My current MacGyver materials include:

  • Wallet (obviously) yet no money (also, obviously)
  • 17 cards, none of them credit cards but I am one punch away from a free treat at Sweet Frog. Score!
  • Repeat insurance cards. Every time I turn around our health insurance company is sending us new cards. I forget to purge the old ones, so I end up carrying around three different copies because I don’t remember which is the newest version of the card.
  • 3 Dunkin Donuts receipts. Mama runs on Dunkin.
  • $0.56 – all pennies
  • 2 linty mints
  • A diaper and one pair of toddler underwear.

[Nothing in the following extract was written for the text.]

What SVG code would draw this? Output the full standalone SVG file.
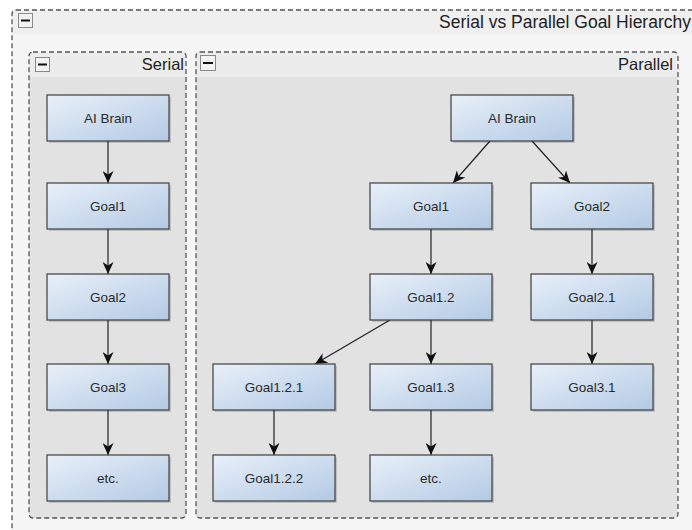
<svg xmlns="http://www.w3.org/2000/svg" width="692" height="530" viewBox="0 0 692 530">
  <defs>
    <linearGradient id="nodeFill" x1="0" y1="0" x2="1" y2="1">
      <stop offset="0" stop-color="#e8f0f9"/>
      <stop offset="1" stop-color="#b3cae4"/>
    </linearGradient>
    <marker id="arrow" markerUnits="userSpaceOnUse" markerWidth="13" markerHeight="11" refX="12" refY="5.5" orient="auto">
      <path d="M0,0 L12,5.5 L0,11 L3.5,5.5 z" fill="#111"/>
    </marker>
    <style>
      .grp { stroke: #555; stroke-width: 1.3; stroke-dasharray: 5 3; fill: none; }
      .hdr-outer { fill: #efefef; }
      .body-outer { fill: #f5f5f5; }
      .hdr-inner { fill: #ececec; }
      .body-inner { fill: #e2e2e2; }
      .btn { fill: #f2f2f2; stroke: #8a8a8a; stroke-width: 1; }
      .btn-bar { stroke: #111; stroke-width: 2; }
      .title { font-family: "Liberation Sans", Arial, sans-serif; font-size: 17.5px; fill: #222; text-anchor: end; }
      .subtitle { font-family: "Liberation Sans", Arial, sans-serif; font-size: 16.5px; fill: #222; text-anchor: end; }
      .node rect.box { fill: url(#nodeFill); stroke: #3e3e3e; stroke-width: 1.2; }
      .node rect.shadow { fill: #000; opacity: 0.15; }
      .node text { font-family: "Liberation Sans", Arial, sans-serif; font-size: 13.5px; fill: #2a2a2a; text-anchor: middle; dominant-baseline: central; }
      .edge { stroke: #222; stroke-width: 1.2; fill: none; marker-end: url(#arrow); }
    </style>
  </defs>

  <rect x="0" y="0" width="692" height="530" fill="#ffffff"/>

  <!-- outer group: Serial vs Parallel Goal Hierarchy -->
  <g id="group-hierarchy">
    <rect class="body-outer" x="12" y="10" width="700" height="540"/>
    <rect class="hdr-outer" x="12" y="10" width="700" height="24"/>
    <rect class="grp" x="12" y="10" width="700" height="540" rx="4"/>
    <rect class="btn" x="18.5" y="13.5" width="14" height="14"/>
    <line class="btn-bar" x1="21" y1="20.5" x2="30" y2="20.5"/>
    <text class="title" x="691" y="28">Serial vs Parallel Goal Hierarchy</text>
  </g>

  <!-- Serial group -->
  <g id="group-serial">
    <rect class="body-inner" x="29" y="52" width="157" height="466" rx="4"/>
    <path class="hdr-inner" d="M33,52 H182 A4,4 0 0 1 186,56 V77 H29 V56 A4,4 0 0 1 33,52 z"/>
    <rect class="grp" x="29" y="52" width="157" height="466" rx="4"/>
    <rect class="btn" x="35.5" y="57.5" width="14" height="14"/>
    <line class="btn-bar" x1="38" y1="64.5" x2="47" y2="64.5"/>
    <text class="subtitle" x="184" y="70">Serial</text>
  </g>

  <!-- Parallel group -->
  <g id="group-parallel">
    <rect class="body-inner" x="196" y="52" width="482" height="466" rx="4"/>
    <path class="hdr-inner" d="M200,52 H674 A4,4 0 0 1 678,56 V77 H196 V56 A4,4 0 0 1 200,52 z"/>
    <rect class="grp" x="196" y="52" width="482" height="466" rx="4"/>
    <rect class="btn" x="200.5" y="55.5" width="15" height="15"/>
    <line class="btn-bar" x1="203" y1="63" x2="213" y2="63"/>
    <text class="subtitle" x="673" y="70">Parallel</text>
  </g>

  <!-- connectors -->
  <g id="connectors">
    <line class="edge" x1="108" y1="141" x2="108" y2="183"/>
    <line class="edge" x1="108" y1="229" x2="108" y2="274"/>
    <line class="edge" x1="108" y1="320" x2="108" y2="364"/>
    <line class="edge" x1="108" y1="410" x2="108" y2="455"/>

    <line class="edge" x1="490" y1="141" x2="453" y2="183"/>
    <line class="edge" x1="532" y1="141" x2="570" y2="183"/>
    <line class="edge" x1="431" y1="229" x2="431" y2="274"/>
    <line class="edge" x1="592" y1="229" x2="592" y2="274"/>
    <line class="edge" x1="390" y1="320" x2="315" y2="364"/>
    <line class="edge" x1="431" y1="320" x2="431" y2="364"/>
    <line class="edge" x1="592" y1="320" x2="592" y2="364"/>
    <line class="edge" x1="274" y1="410" x2="274" y2="455"/>
    <line class="edge" x1="431" y1="410" x2="431" y2="455"/>
  </g>

  <!-- Serial nodes -->
  <g id="s-ai-brain" class="node"><rect class="shadow" x="49" y="97" width="122" height="46"/><rect class="box" x="47" y="95" width="122" height="46"/><text x="108" y="118">AI Brain</text></g>
  <g id="s-goal1" class="node"><rect class="shadow" x="49" y="185" width="122" height="46"/><rect class="box" x="47" y="183" width="122" height="46"/><text x="108" y="206">Goal1</text></g>
  <g id="s-goal2" class="node"><rect class="shadow" x="49" y="276" width="122" height="46"/><rect class="box" x="47" y="274" width="122" height="46"/><text x="108" y="297">Goal2</text></g>
  <g id="s-goal3" class="node"><rect class="shadow" x="49" y="366" width="122" height="46"/><rect class="box" x="47" y="364" width="122" height="46"/><text x="108" y="387">Goal3</text></g>
  <g id="s-etc" class="node"><rect class="shadow" x="49" y="457" width="122" height="46"/><rect class="box" x="47" y="455" width="122" height="46"/><text x="108" y="478">etc.</text></g>

  <!-- Parallel nodes -->
  <g id="p-ai-brain" class="node"><rect class="shadow" x="453" y="97" width="122" height="46"/><rect class="box" x="451" y="95" width="122" height="46"/><text x="512" y="118">AI Brain</text></g>
  <g id="p-goal1" class="node"><rect class="shadow" x="372" y="185" width="122" height="46"/><rect class="box" x="370" y="183" width="122" height="46"/><text x="431" y="206">Goal1</text></g>
  <g id="p-goal2" class="node"><rect class="shadow" x="533" y="185" width="122" height="46"/><rect class="box" x="531" y="183" width="122" height="46"/><text x="592" y="206">Goal2</text></g>
  <g id="p-goal1-2" class="node"><rect class="shadow" x="372" y="276" width="122" height="46"/><rect class="box" x="370" y="274" width="122" height="46"/><text x="431" y="297">Goal1.2</text></g>
  <g id="p-goal2-1" class="node"><rect class="shadow" x="533" y="276" width="122" height="46"/><rect class="box" x="531" y="274" width="122" height="46"/><text x="592" y="297">Goal2.1</text></g>
  <g id="p-goal1-2-1" class="node"><rect class="shadow" x="215" y="366" width="122" height="46"/><rect class="box" x="213" y="364" width="122" height="46"/><text x="274" y="387">Goal1.2.1</text></g>
  <g id="p-goal1-3" class="node"><rect class="shadow" x="372" y="366" width="122" height="46"/><rect class="box" x="370" y="364" width="122" height="46"/><text x="431" y="387">Goal1.3</text></g>
  <g id="p-goal3-1" class="node"><rect class="shadow" x="533" y="366" width="122" height="46"/><rect class="box" x="531" y="364" width="122" height="46"/><text x="592" y="387">Goal3.1</text></g>
  <g id="p-goal1-2-2" class="node"><rect class="shadow" x="215" y="457" width="122" height="46"/><rect class="box" x="213" y="455" width="122" height="46"/><text x="274" y="478">Goal1.2.2</text></g>
  <g id="p-etc" class="node"><rect class="shadow" x="372" y="457" width="122" height="46"/><rect class="box" x="370" y="455" width="122" height="46"/><text x="431" y="478">etc.</text></g>
</svg>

If I can avoid carrying a second bag, I’m going to do so.
  • Old school mp3 player with actual headphones, ear buds do not agree with my ears
  • 4 pens, various colors
  • 2 church bulletins
  • Hand lotion
  • 3 pairs of mismatched earrings
  • Checkbook that still has our old address on the checks
  • Bible, the actual book, not the phone app
  • Bible study book
  • Tissues, cannot tell if they have been used or not
  • Case for glasses
  • Another case for discreetly storing tampons and pads, also known as the first thing the kids pull out when rooting through my purse
  • 5 Band-Aids and 2 sample packs of ointment for cuts
  • Chapstick
  • A bottle opener. I did not know that I owned a bottle opener, let alone that I carried one around with me each day.
  • Texas Roadhouse gift card. Yessss!!!! Completely forgot about this, but my purse does not hold the free time and/or babysitter that would allow me to use this.
  • Lightning McQueen matchbox car. Taken from church unbeknownst to me by my son. I forget that it is in there each week until approximately ten minutes after we have pulled out of the church parking lot.
  • Erin Condren Life Planner. Helps with life organization, but clearly not purse organization.

Despite purging my purse every few weeks, this junk just creeps in there. It feels like I am carrying a ton of bricks, and frankly, I would not have been surprised if I would have found a brick in there. Like MacGyver, I don’t know how I am going to use these materials until I assess what is needed in the moment.

Kid cuts his knee at the playground? I can clean and bandage him.

Stumble upon a wishing fountain? I have 56 pennies for that.

Hankering for beer and steak? Apparently I can both pop the bottle and pay for the steak.  I’m not going to do that, but according to my purse the option exists.

Need some encouragement?  Let’s have an impromtu Bible study while treating ourselves to that free dish at Sweet Frog.

One thing is clear – whatever the need may be – I’m prepared.  The only thing I am missing is my sweet MacGyver mullet.